At times the early church was stuck in disputing the nonessentials. Paul addressed this in Romans 14-15. Last week we began to look at the source of the problem. People were disagreeing on foods that could be eaten and on what were the right days to worship. Paul gives us the problem in 2 verses. Romans 14:2 and 5 tell us ~ 2 One person believes he may eat anything, while the weak person eats only vegetables.

5 One person esteems one day as better than another, while another esteems all days alike.

So, this was the issue. It’s about dietary restrictions and the observance of certain days or festivals.

So, here is the issue. One group had a weaker faith, the other a stronger faith. Paul was telling them both, neither of them are wrong, but they are still arguing within the church over who is right.

It’s easy for this to occur, because when we voice our opinions, we like to think we are right, otherwise, I would think most of us would keep our mouths closed!

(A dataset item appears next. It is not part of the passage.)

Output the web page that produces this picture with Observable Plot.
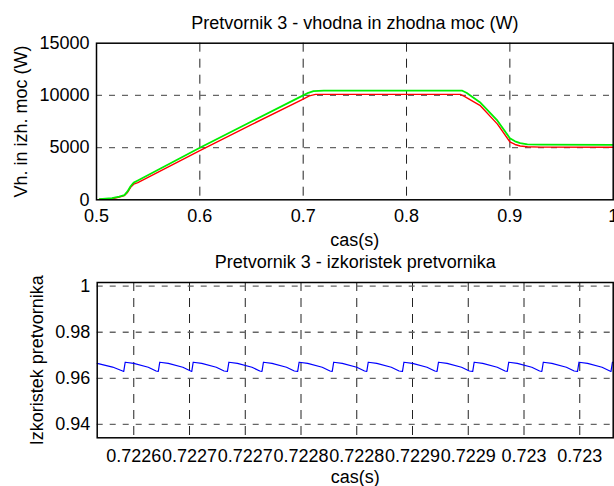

Paul’s goal was to help the church learn how to live out the gospel when they had different opinions. Paul tells us in verse 3 ~

3 Let not the one who eats DESPISE the one who abstains, and let not the one who abstains PASS JUDGMENT on the one who eats, for God has welcomed him. – Romans 14:3

The two sins issues are despising and judging one another. Both are rooted in pride and self righteousness. The stronger one can be tempted to despise or look down on the weaker one. He can view the weaker brother as morally inferior, uninformed, and stuck in old ways. He can be viewed with contempt and disdain instead of with patience and compassion.

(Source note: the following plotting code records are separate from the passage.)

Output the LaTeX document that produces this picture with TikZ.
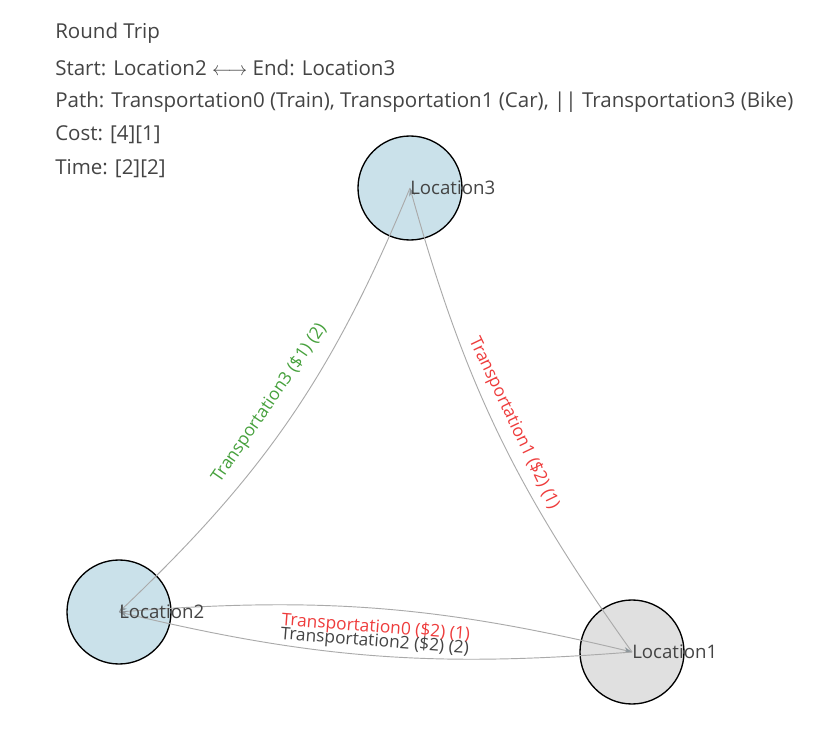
\documentclass[tikz,border=0pt]{standalone}
\usepackage{fontspec}
\setmainfont{Open Sans}
\usetikzlibrary{positioning}
\usetikzlibrary{arrows.meta}
\definecolor{stoppblaa}{RGB}{202,225,234}
\definecolor{stoppgraa}{RGB}{224,224,224}
\definecolor{tekstgraa}{RGB}{68,68,68}
\definecolor{kantgraa}{RGB}{170,170,170}
\definecolor{pilgraa}{RGB}{140,150,155}
\definecolor{ruterod}{RGB}{238,60,60}
\definecolor{rutegronn}{RGB}{70,160,60}
\begin{document}
\begin{tikzpicture}[%
x=0.75pt, y=-0.75pt,
stopp/.style={circle,draw=black,line width=1pt,minimum size=78pt,inner sep=0pt},
rute/.style={draw=kantgraa,line width=0.7pt,-{Stealth[length=6pt,width=4.5pt,color=pilgraa]}},
stoppnavn/.style={anchor=west,inner sep=0pt,text=tekstgraa,font=\fontsize{14}{16}\selectfont},
rutetekst/.style={sloped,inner sep=0pt,font=\fontsize{13}{15}\selectfont},
overskrift/.style={anchor=west,inner sep=0pt,text=tekstgraa,font=\fontsize{15.4}{18}\selectfont}]
\useasboundingbox (0,0) rectangle (836,738);
% overskrift
\node [overskrift] (tittel) at (55,33)  {Round Trip};
\node [overskrift] (start)  at (55,68)  {Start: Location2 $\longleftrightarrow$ End: Location3};
\node [overskrift] (sti)    at (55,102) {Path: Transportation0 (Train), Transportation1 (Car), || Transportation3 (Bike)};
\node [overskrift] (kost)   at (55,135) {Cost: [4][1]};
\node [overskrift] (tid)    at (55,169) {Time: [2][2]};
% steder
\node [stopp, fill=stoppblaa] (loc3) at (410,188) {};
\node [stopp, fill=stoppblaa] (loc2) at (119,612) {};
\node [stopp, fill=stoppgraa] (loc1) at (632,652) {};
% ruter
\draw [rute] (loc2.center) to [bend left=9]  (loc1.center);
\draw [rute] (loc1.center) to [bend left=9]  (loc2.center);
\draw [rute] (loc1.center) to [bend left=10] (loc3.center);
\draw [rute] (loc3.center) to [bend left=12] (loc2.center);
% rutetekster
\path (loc2.center) -- node [rutetekst, text=ruterod, yshift=3pt]     (t0) {Transportation0 (\$2) (1)}
                       node [rutetekst, text=tekstgraa, yshift=-7.5pt] (t2) {Transportation2 (\$2) (2)} (loc1.center);
\path (loc3.center) -- node [rutetekst, text=ruterod, yshift=-6pt]    (t1) {Transportation1 (\$2) (1)} (loc1.center);
\path (loc2.center) -- node [rutetekst, text=rutegronn, yshift=-4.5pt] (t3) {Transportation3 (\$1) (2)} (loc3.center);
% stedsnavn
\node [stoppnavn] (n3) at (loc3.center) {Location3};
\node [stoppnavn] (n2) at (loc2.center) {Location2};
\node [stoppnavn] (n1) at (loc1.center) {Location1};
\end{tikzpicture}
\end{document}
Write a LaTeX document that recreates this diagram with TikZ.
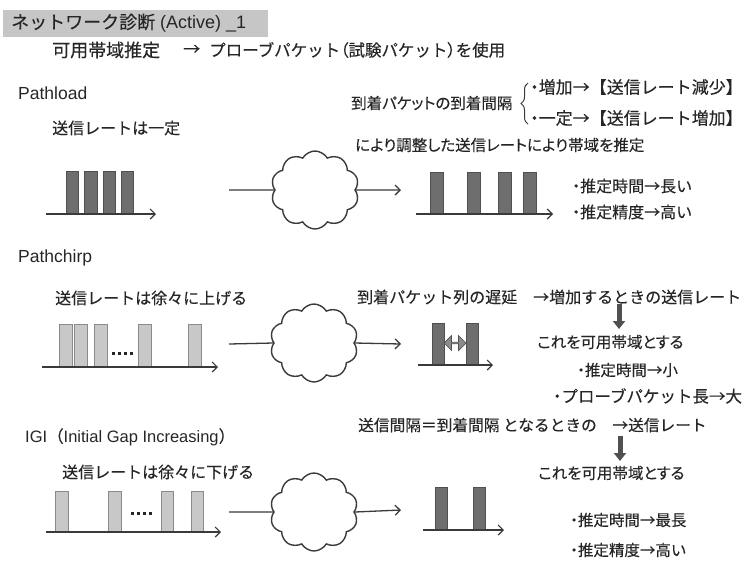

While the weaker one begins to pass judgement on the stronger one. So, the talking behind the scenes begins as they judge and quarrel with the stronger faith.

Notice those last words of verse 3. God has welcomed both! They are now brothers and sisters in Christ. Even if they have different opinions — and remember opinions are simply self based thoughts by those who think they are wise.

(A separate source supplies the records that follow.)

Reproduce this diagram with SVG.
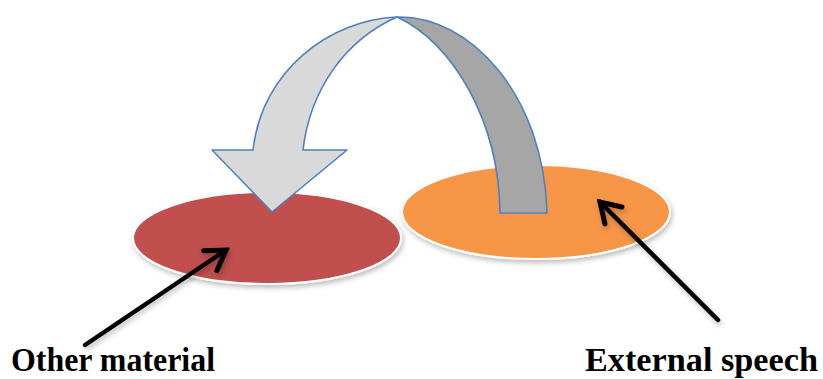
<svg xmlns="http://www.w3.org/2000/svg" width="823" height="379" viewBox="0 0 823 379">
  <defs>
    <filter id="soft" x="-20%" y="-20%" width="140%" height="150%">
      <feDropShadow dx="1.5" dy="3" stdDeviation="2.5" flood-color="#000" flood-opacity="0.25"/>
    </filter>
    <marker id="vhead" markerUnits="userSpaceOnUse" viewBox="-24 -16 28 32" markerWidth="28" markerHeight="32" refX="0" refY="0" orient="auto" overflow="visible">
      <path d="M -19,-12 L 0,0 L -19,12" fill="none" stroke="#000" stroke-width="5" stroke-linejoin="miter" stroke-linecap="round"/>
    </marker>
    <style>
      .disc { stroke: #fff; stroke-width: 2; filter: url(#soft); }
      .pointer { fill: none; stroke: #000; stroke-width: 4.5; stroke-linecap: round; marker-end: url(#vhead); filter: url(#soft); }
      .band { stroke: #4F81BD; stroke-width: 1.6; stroke-linejoin: round; }
      .label { font-family: "Liberation Serif", "DejaVu Serif", serif; font-weight: bold; font-size: 33px; fill: #000; }
    </style>
  </defs>

  <!-- two discs -->
  <g id="other-material-disc">
    <ellipse class="disc" cx="267" cy="238" rx="134" ry="46" fill="#C0504D"/>
  </g>
  <g id="external-speech-disc">
    <ellipse class="disc" cx="536" cy="212" rx="134" ry="47" fill="#F79646"/>
  </g>

  <!-- curved arrow from the orange disc back to the red disc -->
  <g id="curved-arrow">
    <path class="band" fill="#A6A6A6" d="M 397,17 C 470,15 544,95 547,213 L 500,213 C 499,120 452,42 397,17 Z"/>
    <path class="band" fill="#D9D9D9" d="M 397,17 C 330,20 262,70 253,150 L 212,150 L 272,212 L 347,150 L 303,150 C 310,90 345,40 397,17 Z"/>
  </g>

  <!-- pointers -->
  <g id="connectors">
    <line class="pointer" x1="85" y1="345" x2="226" y2="250"/>
    <line class="pointer" x1="718" y1="320" x2="600" y2="202"/>
  </g>

  <!-- labels -->
  <g id="label-other-material">
    <text class="label" x="11" y="371" textLength="204" lengthAdjust="spacingAndGlyphs">Other material</text>
  </g>
  <g id="label-external-speech">
    <text class="label" x="585" y="371" textLength="233" lengthAdjust="spacingAndGlyphs">External speech</text>
  </g>
</svg>
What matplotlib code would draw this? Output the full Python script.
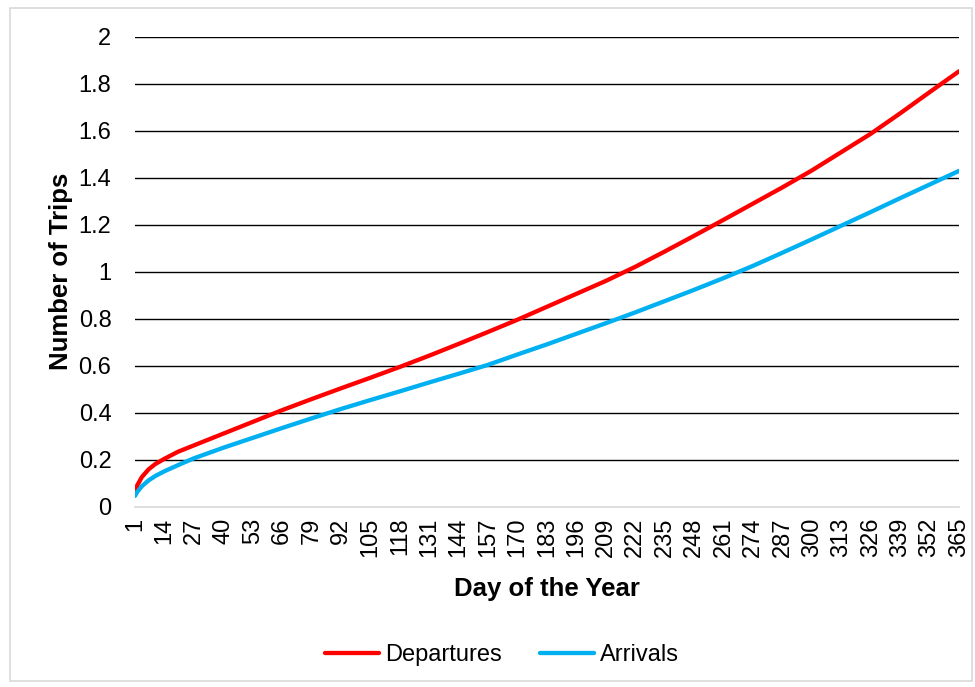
import matplotlib
matplotlib.use("Agg")
import matplotlib.pyplot as plt
from matplotlib.patches import Rectangle

plt.rcParams['font.family'] = ['Liberation Sans', 'DejaVu Sans']

# Data
dep_days = [1, 2, 4, 7, 10, 14, 20, 27, 40, 53, 66, 79, 92, 105, 118, 131, 144, 157, 170,
            183, 196, 209, 222, 235, 248, 261, 274, 287, 300, 313, 326, 339, 352, 365]
departures = [0.07, 0.09, 0.125, 0.158, 0.181, 0.203, 0.233, 0.26, 0.31, 0.36, 0.41, 0.457,
              0.503, 0.548, 0.594, 0.642, 0.692, 0.743, 0.795, 0.85, 0.905, 0.96, 1.02,
              1.085, 1.152, 1.22, 1.289, 1.358, 1.43, 1.508, 1.586, 1.673, 1.763, 1.852]
arr_days = [1, 2, 4, 7, 10, 14, 20, 27, 40, 53, 66, 79, 92, 105, 118, 131, 144, 157, 170,
            183, 196, 209, 222, 235, 248, 261, 274, 287, 300, 313, 326, 339, 352, 365]
arrivals = [0.045, 0.062, 0.086, 0.111, 0.13, 0.15, 0.176, 0.205, 0.25, 0.292, 0.334, 0.375,
            0.415, 0.453, 0.49, 0.528, 0.565, 0.603, 0.647, 0.69, 0.735, 0.78, 0.826,
            0.874, 0.922, 0.972, 1.024, 1.08, 1.137, 1.195, 1.253, 1.312, 1.37, 1.428]
x_ticks = list(range(1, 366, 13))
y_ticks = [0, 0.2, 0.4, 0.6, 0.8, 1, 1.2, 1.4, 1.6, 1.8, 2]
y_tick_labels = ['0', '0.2', '0.4', '0.6', '0.8', '1', '1.2', '1.4', '1.6', '1.8', '2']

W, H = 975, 687
fig = plt.figure(figsize=(W / 100, H / 100), dpi=100)
ax = fig.add_axes([135 / W, 1 - 506.5 / H, (959 - 135) / W, (506.5 - 36.5) / H])

# border around chart area
fig.patches.append(Rectangle((10 / W, 1 - 681 / H), (972 - 10) / W, (681 - 8) / H,
                             transform=fig.transFigure, fill=False,
                             edgecolor='#D9D9D9', linewidth=1.2))

ax.plot(dep_days, departures, color='#FF0000', linewidth=3.1, label='Departures',
        solid_capstyle='round', zorder=3)
ax.plot(arr_days, arrivals, color='#00B0F0', linewidth=3.1, label='Arrivals',
        solid_capstyle='round', zorder=3)

ax.set_xlim(1, 365)
ax.set_ylim(0, 2)
ax.set_yticks(y_ticks)
ax.set_yticklabels(y_tick_labels)
ax.set_xticks(x_ticks)
ax.set_xticklabels([str(t) for t in x_ticks], rotation=90)

for y in y_ticks[1:]:
    ax.axhline(y, color='#000000', linewidth=1.0, zorder=1)

for s in ['left', 'right', 'top']:
    ax.spines[s].set_visible(False)
ax.spines['bottom'].set_color('#D9D9D9')
ax.spines['bottom'].set_linewidth(1.2)

ax.tick_params(axis='y', length=0, pad=17, labelsize=17, labelcolor='#000000')
ax.tick_params(axis='x', length=0, pad=8, labelsize=17, labelcolor='#000000')

ax.set_xlabel('Day of the Year', fontsize=18.5, fontweight='bold', labelpad=14)
ax.set_ylabel('Number of Trips', fontsize=18.5, fontweight='bold', labelpad=4)

fig.legend(loc='center', bbox_to_anchor=(502 / W, 1 - 655 / H), ncol=2, frameon=False,
           fontsize=17, handlelength=2.3, columnspacing=1.6, handletextpad=0.25)

fig.savefig('out.png', dpi=100)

This all leads us to last week, and I know this is a major review, but it is so important wherever we are and whatever we are doing.

We often believe our preferences and convictions are absolutes. Yet, they are not! We need to realize that. It’s vital wherever we are, whatever we do. Whether at home, in school, at work, in church . . . wherever. Understanding the difference in all 3 is crucial to how we view and treat others.

Again, last week I spoke about the difference between




Absolutes define the essence of the Christian life. You must believe these in order to be a Christian. We call them ABSOLUTE TRUTH. It is absolute that you must proclaim Jesus to be the Son of God, the Messiah. You must believe He died for our sins, so we could be forgiven, and He rose from the dead. Those are absolutes. There really is no room for a discussion on this.

Then we have convictions.

Convictions are strongly held scriptural beliefs. A conviction is a firm or fixed belief. Examples of convictions would be the belief that people should join a church to become members, that people should be baptize after they believe in Jesus. These may be convictions, but I’m not going to battle over these.

The last section would be PREFERENCES.

Preferences are simply our opinions. These are less-clear. We have lots of preferences. Some would rather be in warm weather, others in cold. Some chocolate, others vanilla. Some prefer a truck, others a car. It’s a matter of preference. It’s your opinion, based on your likes and wants. That’s it.

Here’s where the problems come in, and this was the problem in the early church.

Too many people take their preferences and treat them like an absolute. This is where legalism, self-righteousness and arrogance come in.